--- Collected material ---

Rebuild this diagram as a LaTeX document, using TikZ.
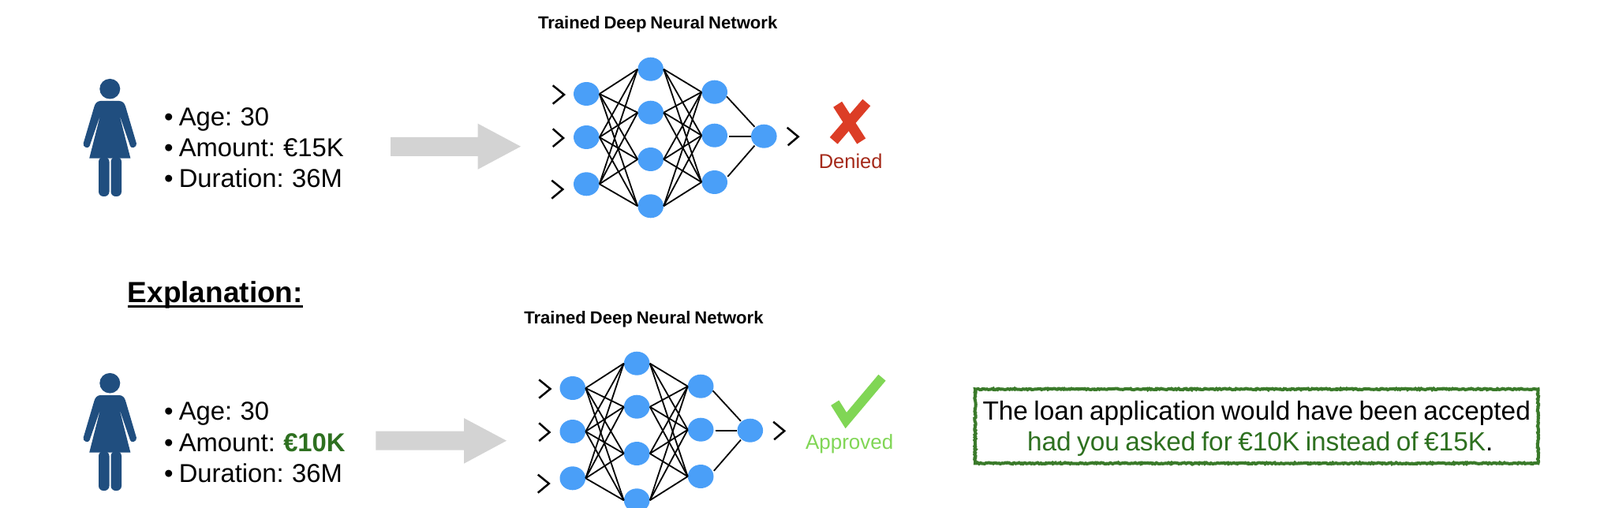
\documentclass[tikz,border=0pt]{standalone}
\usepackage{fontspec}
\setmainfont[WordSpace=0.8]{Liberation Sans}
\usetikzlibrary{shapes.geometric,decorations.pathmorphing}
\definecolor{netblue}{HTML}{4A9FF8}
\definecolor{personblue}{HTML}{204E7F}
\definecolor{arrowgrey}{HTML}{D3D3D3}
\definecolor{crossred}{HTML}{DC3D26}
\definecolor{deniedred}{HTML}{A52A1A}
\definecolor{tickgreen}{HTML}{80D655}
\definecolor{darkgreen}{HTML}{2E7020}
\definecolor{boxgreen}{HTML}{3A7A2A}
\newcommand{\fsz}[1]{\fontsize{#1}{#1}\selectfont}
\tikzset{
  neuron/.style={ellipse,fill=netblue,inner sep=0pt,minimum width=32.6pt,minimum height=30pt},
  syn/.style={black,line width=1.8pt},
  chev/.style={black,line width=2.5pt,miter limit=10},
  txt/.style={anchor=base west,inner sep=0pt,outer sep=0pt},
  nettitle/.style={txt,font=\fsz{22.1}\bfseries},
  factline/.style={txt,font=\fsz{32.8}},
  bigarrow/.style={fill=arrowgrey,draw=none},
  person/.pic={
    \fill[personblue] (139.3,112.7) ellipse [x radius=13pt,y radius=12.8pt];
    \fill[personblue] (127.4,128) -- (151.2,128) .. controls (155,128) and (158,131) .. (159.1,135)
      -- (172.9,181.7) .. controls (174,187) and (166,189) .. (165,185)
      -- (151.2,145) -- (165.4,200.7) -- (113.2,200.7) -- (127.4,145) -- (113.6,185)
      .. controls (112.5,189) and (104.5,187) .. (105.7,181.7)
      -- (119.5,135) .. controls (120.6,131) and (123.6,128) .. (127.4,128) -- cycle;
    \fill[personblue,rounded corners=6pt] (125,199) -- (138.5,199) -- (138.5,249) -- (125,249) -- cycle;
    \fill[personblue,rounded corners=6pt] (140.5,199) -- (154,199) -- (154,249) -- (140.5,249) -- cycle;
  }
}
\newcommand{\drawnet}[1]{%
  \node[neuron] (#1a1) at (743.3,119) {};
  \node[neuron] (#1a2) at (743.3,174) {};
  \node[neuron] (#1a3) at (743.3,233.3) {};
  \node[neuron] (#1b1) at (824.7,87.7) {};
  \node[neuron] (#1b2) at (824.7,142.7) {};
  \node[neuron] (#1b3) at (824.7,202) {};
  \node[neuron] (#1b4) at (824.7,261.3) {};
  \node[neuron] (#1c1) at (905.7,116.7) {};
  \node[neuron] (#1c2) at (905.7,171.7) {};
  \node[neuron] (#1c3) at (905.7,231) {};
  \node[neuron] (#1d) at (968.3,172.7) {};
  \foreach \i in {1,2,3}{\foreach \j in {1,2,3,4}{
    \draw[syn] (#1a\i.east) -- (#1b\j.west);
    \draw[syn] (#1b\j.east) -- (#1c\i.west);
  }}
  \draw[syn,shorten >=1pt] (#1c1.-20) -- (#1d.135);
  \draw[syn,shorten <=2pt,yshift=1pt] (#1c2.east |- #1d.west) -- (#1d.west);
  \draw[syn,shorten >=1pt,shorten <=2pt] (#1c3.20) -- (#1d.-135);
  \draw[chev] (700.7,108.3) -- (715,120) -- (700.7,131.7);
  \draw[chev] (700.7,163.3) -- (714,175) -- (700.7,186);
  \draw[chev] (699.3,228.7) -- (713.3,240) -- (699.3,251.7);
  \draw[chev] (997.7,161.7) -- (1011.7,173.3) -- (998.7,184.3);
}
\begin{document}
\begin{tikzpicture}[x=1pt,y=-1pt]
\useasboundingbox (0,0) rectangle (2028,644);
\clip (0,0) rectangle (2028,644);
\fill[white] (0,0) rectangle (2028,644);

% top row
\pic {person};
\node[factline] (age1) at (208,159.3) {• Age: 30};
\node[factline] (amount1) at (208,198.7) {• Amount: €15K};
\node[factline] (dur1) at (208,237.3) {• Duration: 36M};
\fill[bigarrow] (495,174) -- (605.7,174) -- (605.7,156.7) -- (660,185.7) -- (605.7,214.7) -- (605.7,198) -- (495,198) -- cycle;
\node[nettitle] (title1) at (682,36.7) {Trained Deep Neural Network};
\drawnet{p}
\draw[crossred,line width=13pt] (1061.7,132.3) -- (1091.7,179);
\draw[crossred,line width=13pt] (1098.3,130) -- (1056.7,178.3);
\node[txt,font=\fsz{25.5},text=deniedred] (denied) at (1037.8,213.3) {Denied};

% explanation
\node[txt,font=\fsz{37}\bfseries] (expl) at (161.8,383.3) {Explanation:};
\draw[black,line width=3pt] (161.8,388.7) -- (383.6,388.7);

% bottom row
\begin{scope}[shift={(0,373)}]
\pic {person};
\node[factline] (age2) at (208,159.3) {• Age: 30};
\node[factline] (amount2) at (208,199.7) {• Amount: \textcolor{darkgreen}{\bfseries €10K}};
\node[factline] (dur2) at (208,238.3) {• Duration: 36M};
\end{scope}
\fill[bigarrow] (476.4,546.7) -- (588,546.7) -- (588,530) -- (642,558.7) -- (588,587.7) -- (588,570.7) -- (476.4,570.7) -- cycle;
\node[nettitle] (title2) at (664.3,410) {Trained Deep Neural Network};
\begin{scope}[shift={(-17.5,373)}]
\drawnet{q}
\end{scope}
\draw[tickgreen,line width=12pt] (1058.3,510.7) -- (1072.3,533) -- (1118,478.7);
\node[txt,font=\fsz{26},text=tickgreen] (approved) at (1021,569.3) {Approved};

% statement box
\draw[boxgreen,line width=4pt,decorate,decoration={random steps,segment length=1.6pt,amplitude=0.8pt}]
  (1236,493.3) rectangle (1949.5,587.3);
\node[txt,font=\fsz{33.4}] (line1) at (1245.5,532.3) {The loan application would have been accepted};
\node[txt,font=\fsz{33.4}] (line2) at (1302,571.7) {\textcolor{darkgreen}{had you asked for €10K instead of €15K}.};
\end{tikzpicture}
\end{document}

---

Short problem: Copy out all of the material exactly as written, without its pictures.

Task result:
Rebuild this diagram as a LaTeX document, using TikZ.
\documentclass[tikz,border=0pt]{standalone}
\usepackage{fontspec}
\setmainfont[WordSpace=0.8]{Liberation Sans}
\usetikzlibrary{shapes.geometric,decorations.pathmorphing}
\definecolor{netblue}{HTML}{4A9FF8}
\definecolor{personblue}{HTML}{204E7F}
\definecolor{arrowgrey}{HTML}{D3D3D3}
\definecolor{crossred}{HTML}{DC3D26}
\definecolor{deniedred}{HTML}{A52A1A}
\definecolor{tickgreen}{HTML}{80D655}
\definecolor{darkgreen}{HTML}{2E7020}
\definecolor{boxgreen}{HTML}{3A7A2A}
\newcommand{\fsz}[1]{\fontsize{#1}{#1}\selectfont}
\tikzset{
  neuron/.style={ellipse,fill=netblue,inner sep=0pt,minimum width=32.6pt,minimum height=30pt},
  syn/.style={black,line width=1.8pt},
  chev/.style={black,line width=2.5pt,miter limit=10},
  txt/.style={anchor=base west,inner sep=0pt,outer sep=0pt},
  nettitle/.style={txt,font=\fsz{22.1}\bfseries},
  factline/.style={txt,font=\fsz{32.8}},
  bigarrow/.style={fill=arrowgrey,draw=none},
  person/.pic={
    \fill[personblue] (139.3,112.7) ellipse [x radius=13pt,y radius=12.8pt];
    \fill[personblue] (127.4,128) -- (151.2,128) .. controls (155,128) and (158,131) .. (159.1,135)
      -- (172.9,181.7) .. controls (174,187) and (166,189) .. (165,185)
      -- (151.2,145) -- (165.4,200.7) -- (113.2,200.7) -- (127.4,145) -- (113.6,185)
      .. controls (112.5,189) and (104.5,187) .. (105.7,181.7)
      -- (119.5,135) .. controls (120.6,131) and (123.6,128) .. (127.4,128) -- cycle;
    \fill[personblue,rounded corners=6pt] (125,199) -- (138.5,199) -- (138.5,249) -- (125,249) -- cycle;
    \fill[personblue,rounded corners=6pt] (140.5,199) -- (154,199) -- (154,249) -- (140.5,249) -- cycle;
  }
}
\newcommand{\drawnet}[1]{%
  \node[neuron] (#1a1) at (743.3,119) {};
  \node[neuron] (#1a2) at (743.3,174) {};
  \node[neuron] (#1a3) at (743.3,233.3) {};
  \node[neuron] (#1b1) at (824.7,87.7) {};
  \node[neuron] (#1b2) at (824.7,142.7) {};
  \node[neuron] (#1b3) at (824.7,202) {};
  \node[neuron] (#1b4) at (824.7,261.3) {};
  \node[neuron] (#1c1) at (905.7,116.7) {};
  \node[neuron] (#1c2) at (905.7,171.7) {};
  \node[neuron] (#1c3) at (905.7,231) {};
  \node[neuron] (#1d) at (968.3,172.7) {};
  \foreach \i in {1,2,3}{\foreach \j in {1,2,3,4}{
    \draw[syn] (#1a\i.east) -- (#1b\j.west);
    \draw[syn] (#1b\j.east) -- (#1c\i.west);
  }}
  \draw[syn,shorten >=1pt] (#1c1.-20) -- (#1d.135);
  \draw[syn,shorten <=2pt,yshift=1pt] (#1c2.east |- #1d.west) -- (#1d.west);
  \draw[syn,shorten >=1pt,shorten <=2pt] (#1c3.20) -- (#1d.-135);
  \draw[chev] (700.7,108.3) -- (715,120) -- (700.7,131.7);
  \draw[chev] (700.7,163.3) -- (714,175) -- (700.7,186);
  \draw[chev] (699.3,228.7) -- (713.3,240) -- (699.3,251.7);
  \draw[chev] (997.7,161.7) -- (1011.7,173.3) -- (998.7,184.3);
}
\begin{document}
\begin{tikzpicture}[x=1pt,y=-1pt]
\useasboundingbox (0,0) rectangle (2028,644);
\clip (0,0) rectangle (2028,644);
\fill[white] (0,0) rectangle (2028,644);

% top row
\pic {person};
\node[factline] (age1) at (208,159.3) {• Age: 30};
\node[factline] (amount1) at (208,198.7) {• Amount: €15K};
\node[factline] (dur1) at (208,237.3) {• Duration: 36M};
\fill[bigarrow] (495,174) -- (605.7,174) -- (605.7,156.7) -- (660,185.7) -- (605.7,214.7) -- (605.7,198) -- (495,198) -- cycle;
\node[nettitle] (title1) at (682,36.7) {Trained Deep Neural Network};
\drawnet{p}
\draw[crossred,line width=13pt] (1061.7,132.3) -- (1091.7,179);
\draw[crossred,line width=13pt] (1098.3,130) -- (1056.7,178.3);
\node[txt,font=\fsz{25.5},text=deniedred] (denied) at (1037.8,213.3) {Denied};

% explanation
\node[txt,font=\fsz{37}\bfseries] (expl) at (161.8,383.3) {Explanation:};
\draw[black,line width=3pt] (161.8,388.7) -- (383.6,388.7);

% bottom row
\begin{scope}[shift={(0,373)}]
\pic {person};
\node[factline] (age2) at (208,159.3) {• Age: 30};
\node[factline] (amount2) at (208,199.7) {• Amount: \textcolor{darkgreen}{\bfseries €10K}};
\node[factline] (dur2) at (208,238.3) {• Duration: 36M};
\end{scope}
\fill[bigarrow] (476.4,546.7) -- (588,546.7) -- (588,530) -- (642,558.7) -- (588,587.7) -- (588,570.7) -- (476.4,570.7) -- cycle;
\node[nettitle] (title2) at (664.3,410) {Trained Deep Neural Network};
\begin{scope}[shift={(-17.5,373)}]
\drawnet{q}
\end{scope}
\draw[tickgreen,line width=12pt] (1058.3,510.7) -- (1072.3,533) -- (1118,478.7);
\node[txt,font=\fsz{26},text=tickgreen] (approved) at (1021,569.3) {Approved};

% statement box
\draw[boxgreen,line width=4pt,decorate,decoration={random steps,segment length=1.6pt,amplitude=0.8pt}]
  (1236,493.3) rectangle (1949.5,587.3);
\node[txt,font=\fsz{33.4}] (line1) at (1245.5,532.3) {The loan application would have been accepted};
\node[txt,font=\fsz{33.4}] (line2) at (1302,571.7) {\textcolor{darkgreen}{had you asked for €10K instead of €15K}.};
\end{tikzpicture}
\end{document}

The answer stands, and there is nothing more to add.